(begin)

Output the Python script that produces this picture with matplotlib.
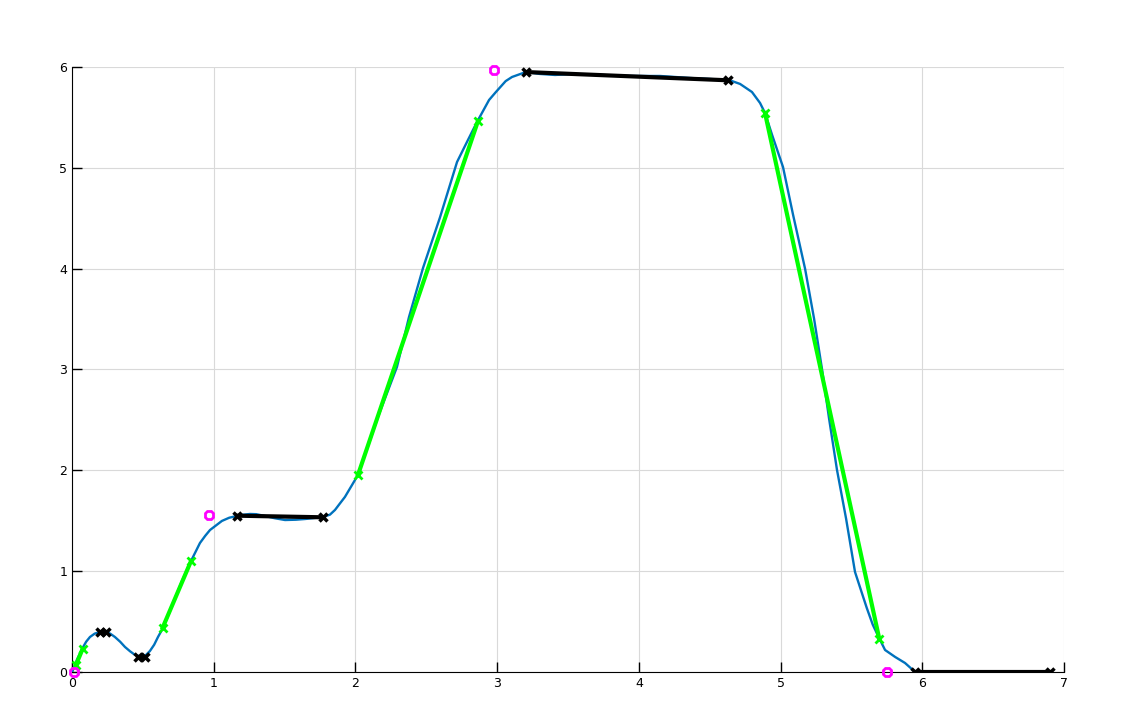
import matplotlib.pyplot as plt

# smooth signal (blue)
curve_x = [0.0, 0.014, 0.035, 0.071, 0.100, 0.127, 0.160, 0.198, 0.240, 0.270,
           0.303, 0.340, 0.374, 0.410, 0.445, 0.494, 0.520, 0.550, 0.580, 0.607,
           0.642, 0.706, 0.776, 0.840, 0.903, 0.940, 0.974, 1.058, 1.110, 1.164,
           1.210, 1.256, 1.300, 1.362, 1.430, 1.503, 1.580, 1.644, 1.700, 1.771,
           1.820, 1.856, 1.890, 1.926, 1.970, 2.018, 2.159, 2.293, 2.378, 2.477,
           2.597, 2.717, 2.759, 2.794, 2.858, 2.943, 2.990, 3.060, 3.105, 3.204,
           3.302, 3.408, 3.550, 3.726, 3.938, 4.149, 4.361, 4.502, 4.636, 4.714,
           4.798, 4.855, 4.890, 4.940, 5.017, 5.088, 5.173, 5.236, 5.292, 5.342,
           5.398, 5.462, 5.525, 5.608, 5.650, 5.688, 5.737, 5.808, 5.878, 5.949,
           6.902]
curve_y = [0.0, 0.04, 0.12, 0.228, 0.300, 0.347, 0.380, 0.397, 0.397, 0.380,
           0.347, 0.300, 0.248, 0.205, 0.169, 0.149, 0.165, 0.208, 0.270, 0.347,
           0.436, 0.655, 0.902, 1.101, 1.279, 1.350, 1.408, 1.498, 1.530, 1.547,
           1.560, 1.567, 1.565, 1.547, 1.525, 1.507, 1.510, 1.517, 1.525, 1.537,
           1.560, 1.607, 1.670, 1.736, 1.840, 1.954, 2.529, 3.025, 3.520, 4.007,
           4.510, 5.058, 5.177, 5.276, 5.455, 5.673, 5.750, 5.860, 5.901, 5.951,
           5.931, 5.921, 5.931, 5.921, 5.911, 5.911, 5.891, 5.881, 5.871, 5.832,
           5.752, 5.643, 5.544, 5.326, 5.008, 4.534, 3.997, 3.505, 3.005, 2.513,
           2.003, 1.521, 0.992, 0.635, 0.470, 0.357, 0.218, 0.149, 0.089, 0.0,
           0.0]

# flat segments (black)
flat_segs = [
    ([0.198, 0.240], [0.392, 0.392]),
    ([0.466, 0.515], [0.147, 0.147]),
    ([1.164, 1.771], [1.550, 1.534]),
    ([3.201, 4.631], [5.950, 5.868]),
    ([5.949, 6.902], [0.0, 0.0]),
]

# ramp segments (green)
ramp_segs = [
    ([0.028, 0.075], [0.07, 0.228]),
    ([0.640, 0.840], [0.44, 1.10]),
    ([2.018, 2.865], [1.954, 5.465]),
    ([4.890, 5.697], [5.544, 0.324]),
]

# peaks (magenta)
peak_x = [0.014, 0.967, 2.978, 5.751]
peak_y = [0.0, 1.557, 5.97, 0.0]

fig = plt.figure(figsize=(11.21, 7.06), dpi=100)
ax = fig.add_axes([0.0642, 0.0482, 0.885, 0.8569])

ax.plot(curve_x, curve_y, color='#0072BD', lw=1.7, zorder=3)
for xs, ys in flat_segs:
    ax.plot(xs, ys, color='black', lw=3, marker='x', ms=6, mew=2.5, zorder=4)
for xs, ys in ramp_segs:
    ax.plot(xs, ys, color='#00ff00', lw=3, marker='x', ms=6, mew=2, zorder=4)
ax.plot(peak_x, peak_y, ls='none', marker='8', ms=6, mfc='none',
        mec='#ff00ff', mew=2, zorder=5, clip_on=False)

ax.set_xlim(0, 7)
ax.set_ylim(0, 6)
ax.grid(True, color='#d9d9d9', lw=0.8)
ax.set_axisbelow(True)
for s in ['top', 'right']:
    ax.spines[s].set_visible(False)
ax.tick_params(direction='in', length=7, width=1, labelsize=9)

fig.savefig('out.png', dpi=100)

(end)
(begin)

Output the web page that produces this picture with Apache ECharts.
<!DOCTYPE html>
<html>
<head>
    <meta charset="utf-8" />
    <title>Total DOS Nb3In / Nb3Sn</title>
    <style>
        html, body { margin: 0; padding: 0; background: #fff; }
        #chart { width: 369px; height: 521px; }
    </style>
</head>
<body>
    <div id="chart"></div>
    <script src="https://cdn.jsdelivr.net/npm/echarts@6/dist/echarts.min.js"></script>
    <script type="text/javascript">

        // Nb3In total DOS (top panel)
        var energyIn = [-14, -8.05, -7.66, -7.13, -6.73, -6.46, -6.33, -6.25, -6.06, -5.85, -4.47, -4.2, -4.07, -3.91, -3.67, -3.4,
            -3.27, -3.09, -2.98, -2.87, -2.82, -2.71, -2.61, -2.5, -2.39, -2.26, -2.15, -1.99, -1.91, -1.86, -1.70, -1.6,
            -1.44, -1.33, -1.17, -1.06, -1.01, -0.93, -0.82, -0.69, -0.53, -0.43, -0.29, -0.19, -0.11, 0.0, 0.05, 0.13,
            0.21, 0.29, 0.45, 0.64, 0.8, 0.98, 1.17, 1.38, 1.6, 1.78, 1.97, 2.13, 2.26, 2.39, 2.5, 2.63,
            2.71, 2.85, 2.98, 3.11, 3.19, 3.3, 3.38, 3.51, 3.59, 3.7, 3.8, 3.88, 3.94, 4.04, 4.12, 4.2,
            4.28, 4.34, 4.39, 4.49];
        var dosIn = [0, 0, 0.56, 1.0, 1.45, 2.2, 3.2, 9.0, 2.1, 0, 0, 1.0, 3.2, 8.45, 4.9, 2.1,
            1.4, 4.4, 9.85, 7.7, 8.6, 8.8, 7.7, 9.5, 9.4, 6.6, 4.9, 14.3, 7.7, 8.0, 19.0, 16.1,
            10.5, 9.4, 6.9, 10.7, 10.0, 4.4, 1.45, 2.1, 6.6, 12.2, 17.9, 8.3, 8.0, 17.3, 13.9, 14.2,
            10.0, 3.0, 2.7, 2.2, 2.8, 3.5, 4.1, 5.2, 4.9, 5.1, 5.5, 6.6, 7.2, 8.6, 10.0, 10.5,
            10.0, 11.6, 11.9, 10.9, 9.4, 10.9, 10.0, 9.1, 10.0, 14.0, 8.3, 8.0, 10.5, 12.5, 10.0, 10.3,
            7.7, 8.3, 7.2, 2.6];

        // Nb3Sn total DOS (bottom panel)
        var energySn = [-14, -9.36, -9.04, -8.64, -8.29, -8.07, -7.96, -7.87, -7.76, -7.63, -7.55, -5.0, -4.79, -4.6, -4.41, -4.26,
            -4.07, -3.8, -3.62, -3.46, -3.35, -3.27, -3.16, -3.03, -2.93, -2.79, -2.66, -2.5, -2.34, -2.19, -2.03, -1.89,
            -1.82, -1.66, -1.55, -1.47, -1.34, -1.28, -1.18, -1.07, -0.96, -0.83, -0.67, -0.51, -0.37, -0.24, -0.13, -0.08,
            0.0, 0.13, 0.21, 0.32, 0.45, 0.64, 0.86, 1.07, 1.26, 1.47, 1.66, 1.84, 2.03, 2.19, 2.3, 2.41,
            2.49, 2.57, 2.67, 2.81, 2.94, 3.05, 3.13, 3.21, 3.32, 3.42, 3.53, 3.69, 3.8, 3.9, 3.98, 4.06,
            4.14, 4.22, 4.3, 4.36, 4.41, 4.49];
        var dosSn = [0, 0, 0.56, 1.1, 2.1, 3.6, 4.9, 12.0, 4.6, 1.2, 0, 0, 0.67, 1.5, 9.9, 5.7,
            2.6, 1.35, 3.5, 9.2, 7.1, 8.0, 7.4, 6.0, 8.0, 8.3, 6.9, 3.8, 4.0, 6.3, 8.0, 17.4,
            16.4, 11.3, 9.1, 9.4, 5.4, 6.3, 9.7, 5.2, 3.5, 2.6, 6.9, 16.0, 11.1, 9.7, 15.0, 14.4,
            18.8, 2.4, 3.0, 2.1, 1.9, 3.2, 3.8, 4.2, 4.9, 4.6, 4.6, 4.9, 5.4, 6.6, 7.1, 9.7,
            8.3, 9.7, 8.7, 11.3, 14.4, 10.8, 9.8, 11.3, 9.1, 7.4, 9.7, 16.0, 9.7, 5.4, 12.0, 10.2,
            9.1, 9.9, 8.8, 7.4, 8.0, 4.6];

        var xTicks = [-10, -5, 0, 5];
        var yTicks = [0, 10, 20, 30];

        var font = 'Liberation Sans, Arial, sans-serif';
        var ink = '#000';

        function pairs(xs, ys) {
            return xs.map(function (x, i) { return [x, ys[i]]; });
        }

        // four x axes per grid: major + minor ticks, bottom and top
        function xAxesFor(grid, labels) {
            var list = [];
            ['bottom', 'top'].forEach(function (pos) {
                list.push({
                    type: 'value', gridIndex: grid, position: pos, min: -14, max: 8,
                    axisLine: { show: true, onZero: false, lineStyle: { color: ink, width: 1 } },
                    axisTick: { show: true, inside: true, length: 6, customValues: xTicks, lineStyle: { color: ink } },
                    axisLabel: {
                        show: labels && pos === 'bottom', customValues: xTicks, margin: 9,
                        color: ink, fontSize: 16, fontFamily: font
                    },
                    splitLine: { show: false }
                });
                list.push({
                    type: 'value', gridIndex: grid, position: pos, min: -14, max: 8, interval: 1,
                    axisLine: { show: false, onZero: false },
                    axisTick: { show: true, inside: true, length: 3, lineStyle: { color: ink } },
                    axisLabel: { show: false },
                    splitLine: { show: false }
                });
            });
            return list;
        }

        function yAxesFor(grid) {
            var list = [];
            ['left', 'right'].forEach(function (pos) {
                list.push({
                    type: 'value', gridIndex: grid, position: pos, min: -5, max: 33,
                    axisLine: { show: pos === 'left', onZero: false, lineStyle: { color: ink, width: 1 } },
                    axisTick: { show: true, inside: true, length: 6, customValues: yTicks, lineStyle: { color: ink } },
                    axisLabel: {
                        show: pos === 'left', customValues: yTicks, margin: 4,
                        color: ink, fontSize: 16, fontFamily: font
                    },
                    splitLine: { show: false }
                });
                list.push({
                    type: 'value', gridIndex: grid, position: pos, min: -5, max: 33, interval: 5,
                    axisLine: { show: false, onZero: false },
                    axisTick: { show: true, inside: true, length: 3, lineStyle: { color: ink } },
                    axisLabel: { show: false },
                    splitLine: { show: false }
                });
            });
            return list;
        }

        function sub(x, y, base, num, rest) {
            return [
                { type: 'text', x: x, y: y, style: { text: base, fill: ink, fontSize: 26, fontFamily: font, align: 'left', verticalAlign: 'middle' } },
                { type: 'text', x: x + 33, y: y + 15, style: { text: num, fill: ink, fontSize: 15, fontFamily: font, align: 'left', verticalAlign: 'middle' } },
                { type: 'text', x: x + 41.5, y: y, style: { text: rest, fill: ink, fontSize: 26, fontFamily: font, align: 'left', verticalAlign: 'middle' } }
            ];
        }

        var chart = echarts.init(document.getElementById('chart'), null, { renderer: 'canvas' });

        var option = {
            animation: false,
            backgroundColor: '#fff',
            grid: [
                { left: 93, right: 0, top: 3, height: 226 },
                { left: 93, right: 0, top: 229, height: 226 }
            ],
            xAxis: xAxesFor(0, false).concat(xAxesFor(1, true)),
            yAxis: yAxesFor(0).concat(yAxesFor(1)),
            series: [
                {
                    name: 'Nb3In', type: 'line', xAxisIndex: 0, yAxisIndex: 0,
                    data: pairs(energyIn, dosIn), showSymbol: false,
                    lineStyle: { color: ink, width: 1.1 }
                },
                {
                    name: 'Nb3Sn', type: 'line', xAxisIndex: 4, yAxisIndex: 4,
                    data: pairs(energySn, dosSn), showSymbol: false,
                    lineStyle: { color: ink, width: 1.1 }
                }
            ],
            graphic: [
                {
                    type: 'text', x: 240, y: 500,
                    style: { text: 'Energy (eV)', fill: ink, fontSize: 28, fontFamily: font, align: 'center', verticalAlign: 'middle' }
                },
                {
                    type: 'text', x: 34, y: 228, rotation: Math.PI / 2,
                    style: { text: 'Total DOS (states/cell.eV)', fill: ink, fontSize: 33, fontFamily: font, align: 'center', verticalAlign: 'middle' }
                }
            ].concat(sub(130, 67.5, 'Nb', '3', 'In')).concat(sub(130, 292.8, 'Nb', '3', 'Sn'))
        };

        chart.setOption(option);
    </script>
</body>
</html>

(end)

Task statement: Retype exactly the lines from the one with "Output the Python" through the one with "ax = fig.add_axes([0.0642, 0.0482, 0.885, 0.8569])", both included, and nothing else; leave out the pictures.

Written answer:
Output the Python script that produces this picture with matplotlib.
import matplotlib.pyplot as plt

# smooth signal (blue)
curve_x = [0.0, 0.014, 0.035, 0.071, 0.100, 0.127, 0.160, 0.198, 0.240, 0.270,
           0.303, 0.340, 0.374, 0.410, 0.445, 0.494, 0.520, 0.550, 0.580, 0.607,
           0.642, 0.706, 0.776, 0.840, 0.903, 0.940, 0.974, 1.058, 1.110, 1.164,
           1.210, 1.256, 1.300, 1.362, 1.430, 1.503, 1.580, 1.644, 1.700, 1.771,
           1.820, 1.856, 1.890, 1.926, 1.970, 2.018, 2.159, 2.293, 2.378, 2.477,
           2.597, 2.717, 2.759, 2.794, 2.858, 2.943, 2.990, 3.060, 3.105, 3.204,
           3.302, 3.408, 3.550, 3.726, 3.938, 4.149, 4.361, 4.502, 4.636, 4.714,
           4.798, 4.855, 4.890, 4.940, 5.017, 5.088, 5.173, 5.236, 5.292, 5.342,
           5.398, 5.462, 5.525, 5.608, 5.650, 5.688, 5.737, 5.808, 5.878, 5.949,
           6.902]
curve_y = [0.0, 0.04, 0.12, 0.228, 0.300, 0.347, 0.380, 0.397, 0.397, 0.380,
           0.347, 0.300, 0.248, 0.205, 0.169, 0.149, 0.165, 0.208, 0.270, 0.347,
           0.436, 0.655, 0.902, 1.101, 1.279, 1.350, 1.408, 1.498, 1.530, 1.547,
           1.560, 1.567, 1.565, 1.547, 1.525, 1.507, 1.510, 1.517, 1.525, 1.537,
           1.560, 1.607, 1.670, 1.736, 1.840, 1.954, 2.529, 3.025, 3.520, 4.007,
           4.510, 5.058, 5.177, 5.276, 5.455, 5.673, 5.750, 5.860, 5.901, 5.951,
           5.931, 5.921, 5.931, 5.921, 5.911, 5.911, 5.891, 5.881, 5.871, 5.832,
           5.752, 5.643, 5.544, 5.326, 5.008, 4.534, 3.997, 3.505, 3.005, 2.513,
           2.003, 1.521, 0.992, 0.635, 0.470, 0.357, 0.218, 0.149, 0.089, 0.0,
           0.0]

# flat segments (black)
flat_segs = [
    ([0.198, 0.240], [0.392, 0.392]),
    ([0.466, 0.515], [0.147, 0.147]),
    ([1.164, 1.771], [1.550, 1.534]),
    ([3.201, 4.631], [5.950, 5.868]),
    ([5.949, 6.902], [0.0, 0.0]),
]

# ramp segments (green)
ramp_segs = [
    ([0.028, 0.075], [0.07, 0.228]),
    ([0.640, 0.840], [0.44, 1.10]),
    ([2.018, 2.865], [1.954, 5.465]),
    ([4.890, 5.697], [5.544, 0.324]),
]

# peaks (magenta)
peak_x = [0.014, 0.967, 2.978, 5.751]
peak_y = [0.0, 1.557, 5.97, 0.0]

fig = plt.figure(figsize=(11.21, 7.06), dpi=100)
ax = fig.add_axes([0.0642, 0.0482, 0.885, 0.8569])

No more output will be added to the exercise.